# STORED DATA
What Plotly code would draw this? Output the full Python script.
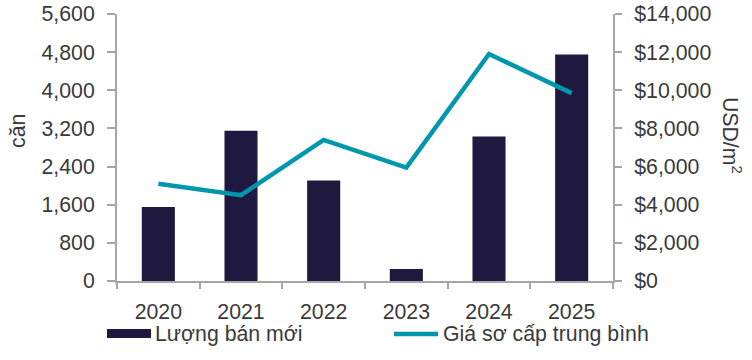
import plotly.graph_objects as go

years = ["2020", "2021", "2022", "2023", "2024", "2025"]
sales_units = [1550, 3150, 2110, 250, 3030, 4750]
avg_price = [5100, 4500, 7400, 5950, 11900, 9850]

left_ticks = [0, 800, 1600, 2400, 3200, 4000, 4800, 5600]
right_ticks = [0, 2000, 4000, 6000, 8000, 10000, 12000, 14000]
right_labels = ["$" + format(v, ",") for v in right_ticks]
left_labels = [format(v, ",") for v in left_ticks]

BAR = "#1F1940"
LINE = "#0097AE"
AX = "#A6A6A6"
TXT = "#3A3A3A"
FONT = "Liberation Sans, Arial, sans-serif"
FS = 21.3

fig = go.Figure()
fig.add_trace(go.Bar(x=years, y=sales_units, name="Lượng bán mới",
                     marker=dict(color=BAR, line=dict(width=0)), width=0.4))
fig.add_trace(go.Scatter(x=years, y=avg_price, name="Giá sơ cấp trung bình",
                         yaxis="y2", mode="lines",
                         line=dict(color=LINE, width=4.5)))

fig.update_layout(
    width=752, height=360,
    margin=dict(l=117, r=139, t=14, b=79),
    paper_bgcolor="white", plot_bgcolor="white",
    font=dict(family=FONT, size=FS, color=TXT),
    showlegend=False,
    xaxis=dict(type="category", showline=True, linecolor=AX, linewidth=2,
               ticks="outside", tickson="boundaries", ticklen=6, tickwidth=2, tickcolor=AX,
               showgrid=False, zeroline=False, automargin=False, ticklabelstandoff=10,
               tickfont=dict(size=FS, color=TXT)),
    yaxis=dict(range=[0, 5600], tickvals=left_ticks, ticktext=left_labels, showline=True,
               linecolor=AX, linewidth=2, ticks="outside", ticklen=8, tickwidth=2,
               tickcolor=AX, showgrid=False, zeroline=False, ticklabelstandoff=8,
               automargin=False, ticklabeloverflow="allow",
               tickfont=dict(size=FS, color=TXT)),
    yaxis2=dict(range=[0, 14000], tickvals=right_ticks, ticktext=right_labels,
                overlaying="y", side="right", showline=True, linecolor=AX, linewidth=2,
                ticks="outside", ticklen=7, tickwidth=2, tickcolor=AX, showgrid=False,
                zeroline=False, ticklabelstandoff=8, automargin=False,
                ticklabeloverflow="allow", tickfont=dict(size=FS, color=TXT)),
    bargap=0.6,
)

# axis titles
fig.add_annotation(text="căn", textangle=-90, xref="paper", yref="paper",
                   x=-0.1996, y=0.562, xanchor="center", yanchor="middle", showarrow=False,
                   font=dict(size=FS, color=TXT))
fig.add_annotation(text="USD/m<sup>2</sup>", textangle=90, xref="paper", yref="paper",
                   x=1.238, y=0.547, xanchor="center", yanchor="middle", showarrow=False,
                   font=dict(size=FS, color=TXT))

# legend (drawn manually to match swatch shapes)
fig.add_shape(type="rect", xref="paper", yref="paper", x0=-0.0202, x1=0.0685,
              y0=-0.2135, y1=-0.1798, fillcolor=BAR, line=dict(width=0))
fig.add_annotation(text="Lượng bán mới", xref="paper", yref="paper", x=0.0726, y=-0.2,
                   xanchor="left", yanchor="middle", showarrow=False,
                   font=dict(size=FS, color=TXT))
fig.add_shape(type="line", xref="paper", yref="paper", x0=0.5585, x1=0.6472,
              y0=-0.1985, y1=-0.1985, line=dict(color=LINE, width=4.5))
fig.add_annotation(text="Giá sơ cấp trung bình", xref="paper", yref="paper", x=0.6532,
                   y=-0.2, xanchor="left", yanchor="middle", showarrow=False,
                   font=dict(size=FS, color=TXT))

# remove the default 8px page margin so the figure fills the window exactly
fig.write_html("out.html", config={"displayModeBar": False},
               post_script="document.body.style.margin='0';")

# EXERCISE
The lines from the top of the data above through the one holding "line=dict(color=LINE, width=4.5)))" are to be repeated exactly, and only those, with no pictures.

# ANSWER FOR THIS EXERCISE
What Plotly code would draw this? Output the full Python script.
import plotly.graph_objects as go

years = ["2020", "2021", "2022", "2023", "2024", "2025"]
sales_units = [1550, 3150, 2110, 250, 3030, 4750]
avg_price = [5100, 4500, 7400, 5950, 11900, 9850]

left_ticks = [0, 800, 1600, 2400, 3200, 4000, 4800, 5600]
right_ticks = [0, 2000, 4000, 6000, 8000, 10000, 12000, 14000]
right_labels = ["$" + format(v, ",") for v in right_ticks]
left_labels = [format(v, ",") for v in left_ticks]

BAR = "#1F1940"
LINE = "#0097AE"
AX = "#A6A6A6"
TXT = "#3A3A3A"
FONT = "Liberation Sans, Arial, sans-serif"
FS = 21.3

fig = go.Figure()
fig.add_trace(go.Bar(x=years, y=sales_units, name="Lượng bán mới",
                     marker=dict(color=BAR, line=dict(width=0)), width=0.4))
fig.add_trace(go.Scatter(x=years, y=avg_price, name="Giá sơ cấp trung bình",
                         yaxis="y2", mode="lines",
                         line=dict(color=LINE, width=4.5)))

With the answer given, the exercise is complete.